Putus cinta—apalagi bagi pihak yang diputusin atau bahkan dikhianati—adalah kejadian yang tidak menyenangkan dan berpotensi menyakiti hati. Setidaknya, seseorang di antara sepasang kekasih tentu akan merasa sakit dan nyeri pegal linu saat kata putus terucap. Nah, sudah efeknya bikin kepala dan hati nyut-nyutan, kenapa bisa-bisanya ada istilah putus baik-baik???
FYI aja nih, dear calon-calon jomblo, menurut penelitian yang digelar di Utah, kebanyakan orang ternyata lebih memilih ketegasan saat dihadapkan dengan berita buruk. Daripada kalimat bertele-tele semacam “Aku pengin ngomong sesuatu sama kamu, meski aku harus akui ini berat banget buat aku. Tapi aku rasa kita sudah cukup dewasa karena, yah, ini semua kan awalnya salah kita juga…” yang mengarah ke tahap review ulang segala permasalahan asmara, kalimat tegas dan tepat sasaran seperti “Kita perlu bicara” lebih banyak dipilih. Kalimat “Kita perlu bicara” diyakini dapat memberi kesempatan pada otak dan hati untuk mempersiapkan diri menghadapi berita buruk.

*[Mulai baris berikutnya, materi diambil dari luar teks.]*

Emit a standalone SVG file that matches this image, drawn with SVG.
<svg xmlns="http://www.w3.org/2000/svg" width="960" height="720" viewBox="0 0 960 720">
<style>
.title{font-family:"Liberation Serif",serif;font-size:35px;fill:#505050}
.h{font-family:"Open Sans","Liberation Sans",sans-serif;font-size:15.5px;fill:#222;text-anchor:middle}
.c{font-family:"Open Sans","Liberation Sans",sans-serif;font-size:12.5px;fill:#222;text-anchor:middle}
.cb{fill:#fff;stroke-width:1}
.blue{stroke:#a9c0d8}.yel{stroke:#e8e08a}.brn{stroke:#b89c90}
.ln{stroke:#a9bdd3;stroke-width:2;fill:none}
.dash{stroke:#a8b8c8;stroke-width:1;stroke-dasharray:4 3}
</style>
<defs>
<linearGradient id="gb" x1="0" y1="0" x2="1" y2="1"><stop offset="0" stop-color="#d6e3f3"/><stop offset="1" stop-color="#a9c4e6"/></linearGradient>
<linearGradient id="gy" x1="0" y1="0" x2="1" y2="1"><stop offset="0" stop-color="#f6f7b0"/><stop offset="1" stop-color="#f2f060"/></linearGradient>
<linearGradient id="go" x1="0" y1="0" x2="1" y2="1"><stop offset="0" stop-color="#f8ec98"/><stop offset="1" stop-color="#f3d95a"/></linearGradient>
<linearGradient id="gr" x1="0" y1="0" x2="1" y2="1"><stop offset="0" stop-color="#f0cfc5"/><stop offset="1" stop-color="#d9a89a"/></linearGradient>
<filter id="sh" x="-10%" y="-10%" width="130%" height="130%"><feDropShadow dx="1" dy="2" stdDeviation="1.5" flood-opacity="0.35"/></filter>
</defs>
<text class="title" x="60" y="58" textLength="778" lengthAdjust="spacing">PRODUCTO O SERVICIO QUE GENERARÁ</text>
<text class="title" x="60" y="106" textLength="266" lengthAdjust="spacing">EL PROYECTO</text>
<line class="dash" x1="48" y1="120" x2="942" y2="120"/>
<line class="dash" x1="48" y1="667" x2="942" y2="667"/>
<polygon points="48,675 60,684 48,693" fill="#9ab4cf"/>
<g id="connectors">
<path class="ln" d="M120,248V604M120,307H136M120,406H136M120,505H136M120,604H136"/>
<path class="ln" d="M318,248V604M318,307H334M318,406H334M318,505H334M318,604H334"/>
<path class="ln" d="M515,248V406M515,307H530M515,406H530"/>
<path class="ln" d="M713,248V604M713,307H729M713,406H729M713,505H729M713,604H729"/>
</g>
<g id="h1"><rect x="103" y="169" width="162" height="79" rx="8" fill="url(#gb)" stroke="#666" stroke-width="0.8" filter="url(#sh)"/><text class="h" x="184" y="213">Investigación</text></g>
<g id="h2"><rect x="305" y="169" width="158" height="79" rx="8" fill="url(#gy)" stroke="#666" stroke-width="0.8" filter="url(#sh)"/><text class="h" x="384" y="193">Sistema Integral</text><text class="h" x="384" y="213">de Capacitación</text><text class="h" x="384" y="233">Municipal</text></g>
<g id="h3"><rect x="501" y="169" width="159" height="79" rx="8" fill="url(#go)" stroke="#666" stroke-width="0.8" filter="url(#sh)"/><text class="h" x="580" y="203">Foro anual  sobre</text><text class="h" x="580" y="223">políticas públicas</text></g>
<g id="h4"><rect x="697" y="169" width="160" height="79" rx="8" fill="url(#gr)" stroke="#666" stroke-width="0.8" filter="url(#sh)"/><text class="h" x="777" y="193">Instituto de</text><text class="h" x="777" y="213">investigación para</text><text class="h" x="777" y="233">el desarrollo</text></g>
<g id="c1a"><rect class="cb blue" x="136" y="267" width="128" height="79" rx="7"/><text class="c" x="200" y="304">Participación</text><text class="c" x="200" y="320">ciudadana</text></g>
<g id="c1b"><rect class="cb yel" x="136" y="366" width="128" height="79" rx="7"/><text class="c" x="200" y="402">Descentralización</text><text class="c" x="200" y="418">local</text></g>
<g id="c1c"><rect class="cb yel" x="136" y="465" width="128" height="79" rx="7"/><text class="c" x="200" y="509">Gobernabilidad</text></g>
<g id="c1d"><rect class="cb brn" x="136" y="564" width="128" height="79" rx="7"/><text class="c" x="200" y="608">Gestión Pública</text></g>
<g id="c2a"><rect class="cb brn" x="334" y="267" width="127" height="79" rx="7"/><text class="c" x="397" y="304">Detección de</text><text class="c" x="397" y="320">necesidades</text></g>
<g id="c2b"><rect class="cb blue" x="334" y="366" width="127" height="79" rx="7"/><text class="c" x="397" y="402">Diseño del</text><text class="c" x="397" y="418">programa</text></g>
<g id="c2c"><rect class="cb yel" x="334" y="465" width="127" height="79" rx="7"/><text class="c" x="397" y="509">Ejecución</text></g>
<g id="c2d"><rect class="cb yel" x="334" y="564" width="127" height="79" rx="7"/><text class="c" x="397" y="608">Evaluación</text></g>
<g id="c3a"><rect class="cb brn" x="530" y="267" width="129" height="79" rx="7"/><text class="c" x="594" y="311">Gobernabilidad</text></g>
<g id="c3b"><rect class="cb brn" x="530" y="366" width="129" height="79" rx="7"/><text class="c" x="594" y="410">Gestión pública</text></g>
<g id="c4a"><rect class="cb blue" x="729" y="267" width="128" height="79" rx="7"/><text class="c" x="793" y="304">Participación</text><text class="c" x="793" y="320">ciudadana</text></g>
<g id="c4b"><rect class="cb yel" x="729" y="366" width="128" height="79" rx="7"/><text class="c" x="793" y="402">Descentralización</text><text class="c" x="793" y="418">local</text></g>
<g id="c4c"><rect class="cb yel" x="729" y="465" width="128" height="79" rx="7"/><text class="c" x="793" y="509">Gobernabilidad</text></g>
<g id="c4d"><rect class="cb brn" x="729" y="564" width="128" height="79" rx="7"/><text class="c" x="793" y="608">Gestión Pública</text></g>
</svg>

Dalam penelitian yang melibatkan 145 peserta ini, sebagian besar meyakini bahwa semakin buruk kabar putus cinta yang dibawa kekasih, semakin sedikit pula kata-kata yang mereka harapkan untuk dengar. Hasil ini dicapai setelah ke-145 peserta tadi diberi pilihan cara putus cinta: disampaikan bertele-tele atau tanpa basa-basi.

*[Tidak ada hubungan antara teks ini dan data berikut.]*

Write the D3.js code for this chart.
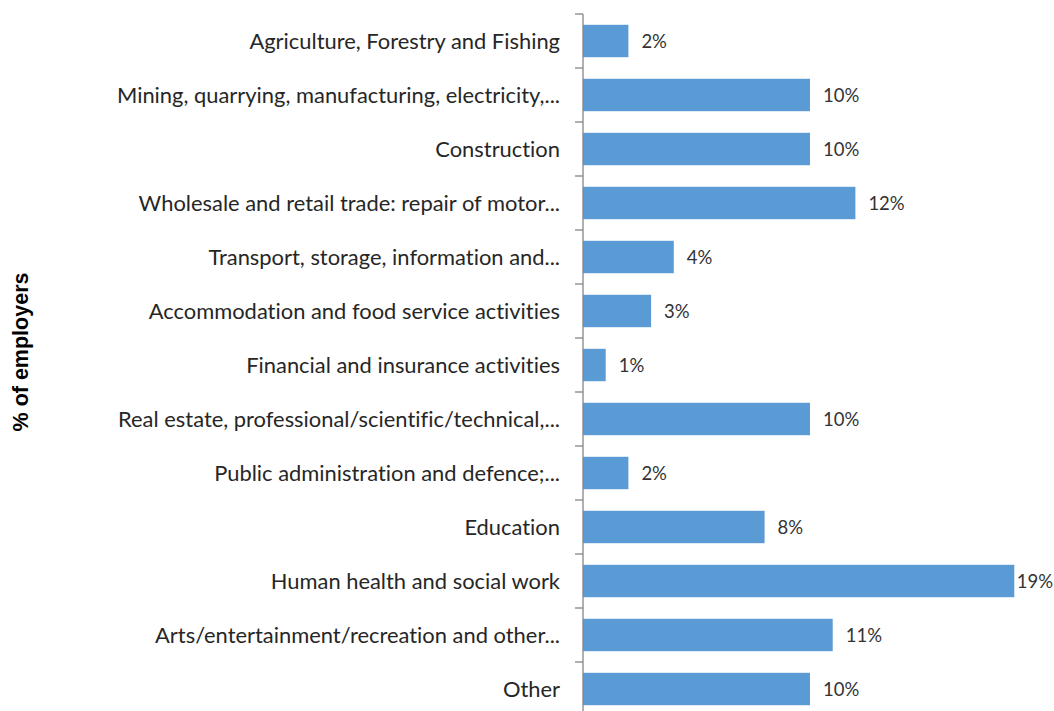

Sebagai analogi, tim peneliti menggambarkan kondisi saat rumah kita kebakaran—tentu kita ingin segera keluar tanpa ba-bi-bu. Dalam adegan putus cinta, semakin bertele-tele kalimat yang disampaikan—meski maksudnya agar menjadi putus baik-baik—hasilnya justru tidak baik-baik bagi “pelaku” dan “korban”. Apalagi, kalau putus cinta ini diikuti dengan upaya “penenang”, misalnya pelukan, pesan teks, hingga panggilan telepon yang dimulai dengan dalih menjaga hubungan dan menjadi teman baik—seperti lagunya Tulus.

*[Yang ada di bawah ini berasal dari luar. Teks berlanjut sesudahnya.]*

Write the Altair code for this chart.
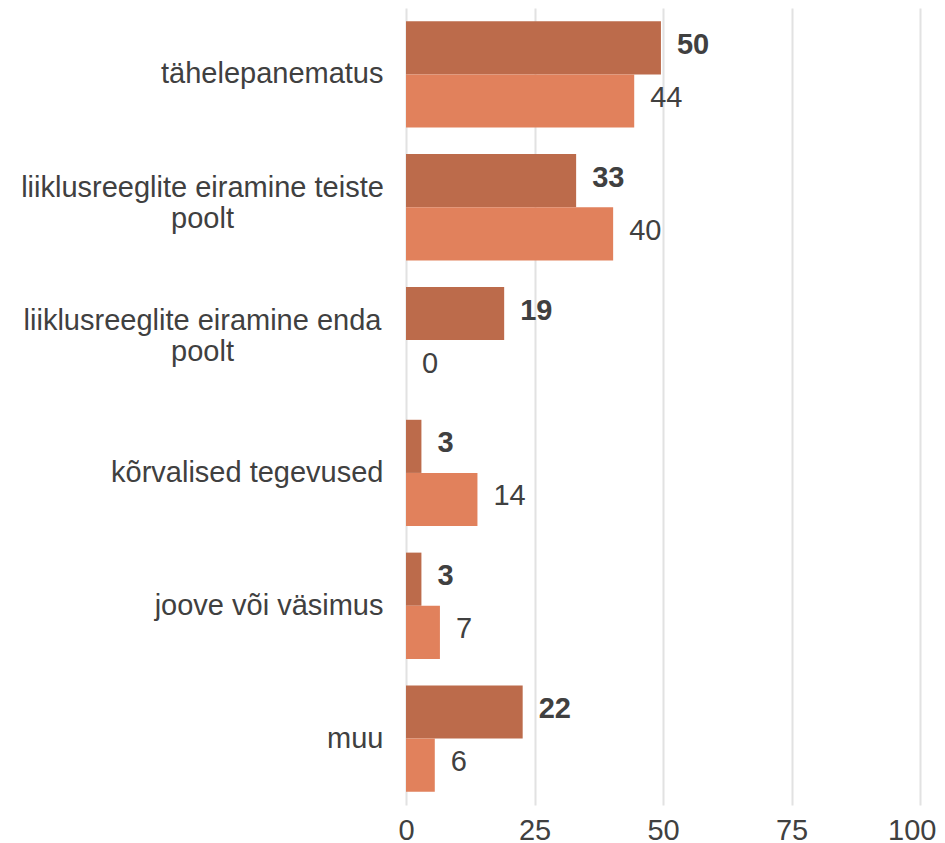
import altair as alt
import pandas as pd

categories = [
    "tähelepanematus",
    "liiklusreeglite eiramine teiste poolt",
    "liiklusreeglite eiramine enda poolt",
    "kõrvalised tegevused",
    "joove või väsimus",
    "muu",
]
series = ["rühm 1", "rühm 2"]
values_1 = [49.6, 33.1, 19.1, 3.0, 3.0, 22.7]
values_2 = [44.4, 40.3, 0.0, 13.9, 6.6, 5.6]
labels_1 = ["50", "33", "19", "3", "3", "22"]
labels_2 = ["44", "40", "0", "14", "7", "6"]
colors = ["#BC6B4B", "#E1815C"]
x_ticks = [0, 25, 50, 75, 100]

rows = []
for s, vals, labs in [(series[0], values_1, labels_1), (series[1], values_2, labels_2)]:
    for c, v, l in zip(categories, vals, labs):
        rows.append({"kat": c, "grupp": s, "vaartus": v, "silt": l})
df = pd.DataFrame(rows)

FONT = "Liberation Sans"
TXT = "#404040"
wrap_test = "indexof(datum.value, ' poolt') > 0"
last_test = "datum.value == 100"

y = alt.Y(
    "kat:N",
    sort=categories,
    title=None,
    scale=alt.Scale(paddingInner=0.2, paddingOuter=0.1),
    axis=alt.Axis(
        domain=False,
        ticks=False,
        grid=False,
        labelFont=FONT,
        labelFontSize=29,
        labelColor=TXT,
        labelLimit=0,
        labelLineHeight=31,
        labelBaseline="middle",
        labelExpr="indexof(datum.label, ' poolt') > 0 ? [replace(datum.label, ' poolt', ''), 'poolt'] : datum.label",
        labelAlign={"condition": {"test": wrap_test, "value": "center"}, "value": "right"},
        labelPadding={"condition": {"test": wrap_test, "value": 204}, "value": 23},
        labelOffset={"condition": {"test": wrap_test, "value": -19}, "value": 0},
    ),
)
x = alt.X(
    "vaartus:Q",
    title=None,
    scale=alt.Scale(domain=[0, 100], nice=False, zero=True),
    axis=alt.Axis(
        values=x_ticks,
        grid=True,
        gridColor="#e2e2e2",
        gridWidth=2,
        domain=False,
        ticks=False,
        labelFlush=False,
        labelFont=FONT,
        labelFontSize=29,
        labelColor=TXT,
        labelPadding=11,
        labelAlign={"condition": {"test": last_test, "value": "right"}, "value": "center"},
        labelOffset={"condition": {"test": last_test, "value": 16}, "value": 0},
    ),
)
yoff = alt.YOffset("grupp:N", sort=series, scale=alt.Scale(paddingInner=0, paddingOuter=0))

base = alt.Chart(df)
bars = base.mark_bar().encode(
    x=x,
    y=y,
    yOffset=yoff,
    color=alt.Color("grupp:N", scale=alt.Scale(domain=series, range=colors), legend=None),
)
txt1 = base.transform_filter(alt.datum.grupp == series[0]).mark_text(
    align="left", baseline="middle", dx=16, dy=-3, font=FONT, fontSize=29, fontWeight="bold", color=TXT
).encode(x=x, y=y, yOffset=yoff, text="silt:N")
txt2 = base.transform_filter(alt.datum.grupp == series[1]).mark_text(
    align="left", baseline="middle", dx=16, dy=-3, font=FONT, fontSize=29, color=TXT
).encode(x=x, y=y, yOffset=yoff, text="silt:N")

chart = (
    alt.layer(bars, txt1, txt2)
    .properties(
        width=514,
        height=797,
        autosize=alt.AutoSizeParams(type="none"),
        padding={"left": 398, "top": 0, "right": 17, "bottom": 44},
        background="white",
    )
    .configure_view(stroke=None)
)
chart.save("out.html", embed_options={"renderer": "svg", "actions": False})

Menjaga hubungan, Gundulmu! Lah wong pas masih ada hubungan aja nggak dijaga, kok sekarang sok-sokan mau menjaga hubungan??? Apa? Mau jadi teman baik? Setelah menghancurkan hati sampai krompyang-krompyang dan bernanah??? Uh, no way~
Mylov, kebaikan dari putus baik-baik yang selama ini dielu-elukan nyatanya memang tak sebaik itu. Malah, tak sedikit orang menganggap bahwa putus baik-baik justru meninggalkan perasaan yang mengganjal. Munculnya harapan akibat kalimat sok baik “Nanti kalau jodoh, kita pasti bertemu” juga tak berdampak positif-positif amat. Alih-alih move on dengan segera, mereka yang hatinya patah justru jadi menunggu hingga batas waktu tak terbatas; berharap mantan kekasihnya kembali untuknya, padahal bisa saja ia memang seorang bajingan yang tak perlu dinanti sama sekali.
Jadi, ya sudah. Pergilah sekarang kalau mau memutuskan pacarmu. Pastikan prosesnya cepat dan—ingat—kamu tidak perlu menambahkan sakit hati yang lain baginya.